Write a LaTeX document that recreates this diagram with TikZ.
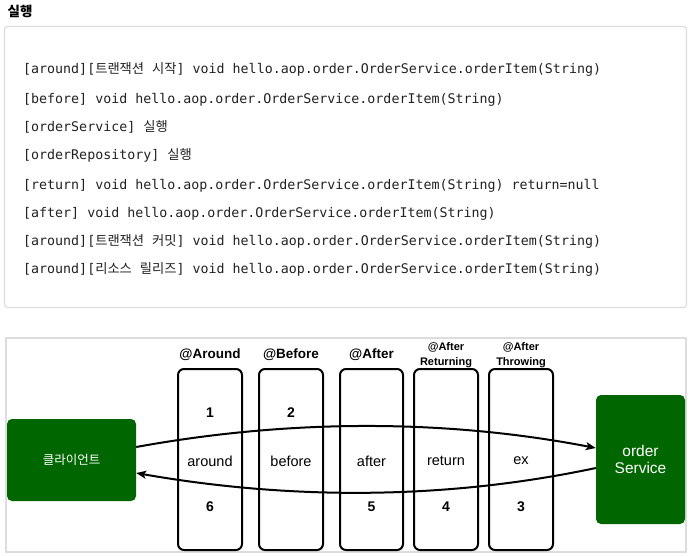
\documentclass[tikz,border=0pt]{standalone}
\usepackage{fontspec}
\setmainfont{Liberation Sans}
\newfontfamily\codefont{DejaVu Sans Mono}
\newfontfamily\kr{Noto Sans CJK KR}
\usetikzlibrary{arrows.meta}
\definecolor{boxgreen}{RGB}{0,102,0}
\definecolor{framegray}{RGB}{221,221,221}
\definecolor{codegray}{RGB}{34,34,34}
\definecolor{codebg}{RGB}{255,255,255}
\begin{document}
\begin{tikzpicture}[x=1pt,y=-1pt,
  codeline/.style={anchor=base west, inner sep=0pt, text=codegray,
    font=\codefont\fontsize{13.3}{16}\selectfont},
  advice/.style={draw=black, line width=2pt, rounded corners=6pt, fill=white},
  head/.style={inner sep=0pt, align=center, font=\bfseries\fontsize{13.5}{16}\selectfont},
  smallhead/.style={inner sep=0pt, align=center, font=\bfseries\fontsize{11}{15}\selectfont},
  num/.style={inner sep=0pt, font=\bfseries\fontsize{14}{16}\selectfont},
  lbl/.style={inner sep=0pt, font=\fontsize{14.5}{16}\selectfont},
  greenbox/.style={fill=boxgreen, rounded corners=5pt, text=white, align=center},
  flow/.style={line width=2pt, -{Stealth[length=10pt,width=8pt,inset=2.5pt]}}
]
\useasboundingbox (0,0) rectangle (691,555);
\fill[white] (0,0) rectangle (691,555);

% title
\node[inner sep=0pt, font=\kr\bfseries\fontsize{13.5}{16}\selectfont] (title) at (20,11) {실행};

% code box
\draw[framegray, line width=1.2pt, fill=codebg, rounded corners=3pt] (4.5,26.5) rectangle (686.5,307.5);
\node[codeline] (l1) at (23,73.5) {[around][{\kr 트랜잭션} {\kr 시작}] void hello.aop.order.OrderService.orderItem(String)};
\node[codeline] (l2) at (23,103.5) {[before] void hello.aop.order.OrderService.orderItem(String)};
\node[codeline] (l3) at (23,131.5) {[orderService] {\kr 실행}};
\node[codeline] (l4) at (23,159.5) {[orderRepository] {\kr 실행}};
\node[codeline] (l5) at (23,189.5) {[return] void hello.aop.order.OrderService.orderItem(String) return=null};
\node[codeline] (l6) at (23,217.5) {[after] void hello.aop.order.OrderService.orderItem(String)};
\node[codeline] (l7) at (23,245.5) {[around][{\kr 트랜잭션} {\kr 커밋}] void hello.aop.order.OrderService.orderItem(String)};
\node[codeline] (l8) at (23,273.5) {[around][{\kr 리소스} {\kr 릴리즈}] void hello.aop.order.OrderService.orderItem(String)};

% diagram frame
\draw[framegray, line width=2pt] (6,338) rectangle (686,552);

% advice boxes
\draw[advice] (178,369) rectangle (242,550);
\draw[advice] (259,369) rectangle (323,550);
\draw[advice] (340,369) rectangle (403,550);
\draw[advice] (414,369) rectangle (478,550);
\draw[advice] (489,369) rectangle (553,550);

% headers
\node[head] (hAround) at (210,355) {@Around};
\node[head] (hBefore) at (291,355) {@Before};
\node[head] (hAfter) at (371.5,355) {@After};
\node[smallhead] (hRet) at (446,355) {@After\\Returning};
\node[smallhead] (hThr) at (521,355) {@After\\Throwing};

% contents
\node[num] (n1) at (210,413) {1};
\node[num] (n2) at (291,413) {2};
\node[lbl] (tAround) at (210,461) {around};
\node[lbl] (tBefore) at (291,461) {before};
\node[lbl] (tAfter) at (371.5,461) {after};
\node[lbl] (tRet) at (446,461) {return};
\node[lbl] (tEx) at (521,461) {ex};
\node[num] (n6) at (210,507) {6};
\node[num] (n5) at (371.5,507) {5};
\node[num] (n4) at (446,507) {4};
\node[num] (n3) at (521,507) {3};

% client and service
\node[greenbox, minimum width=129pt, minimum height=82pt, font=\kr\fontsize{12.5}{15}\selectfont] (client) at (71.5,460) {클라이언트};
\node[greenbox, minimum width=89pt, minimum height=129pt, font=\fontsize{15.5}{17.6}\selectfont] (svc) at (640.5,459.5) {order\\Service};

% flows
\draw[flow] ([yshift=13pt]client.east) .. controls (290,419) and (445,419) .. ([yshift=11.5pt]svc.west);
\draw[flow] ([yshift=-8.5pt]svc.west) .. controls (445,500) and (290,500) .. ([yshift=-13pt]client.east);
\end{tikzpicture}
\end{document}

□ □ □ □ □ □ □

Provide the number of lines containing the string "diagram", with no other output.

2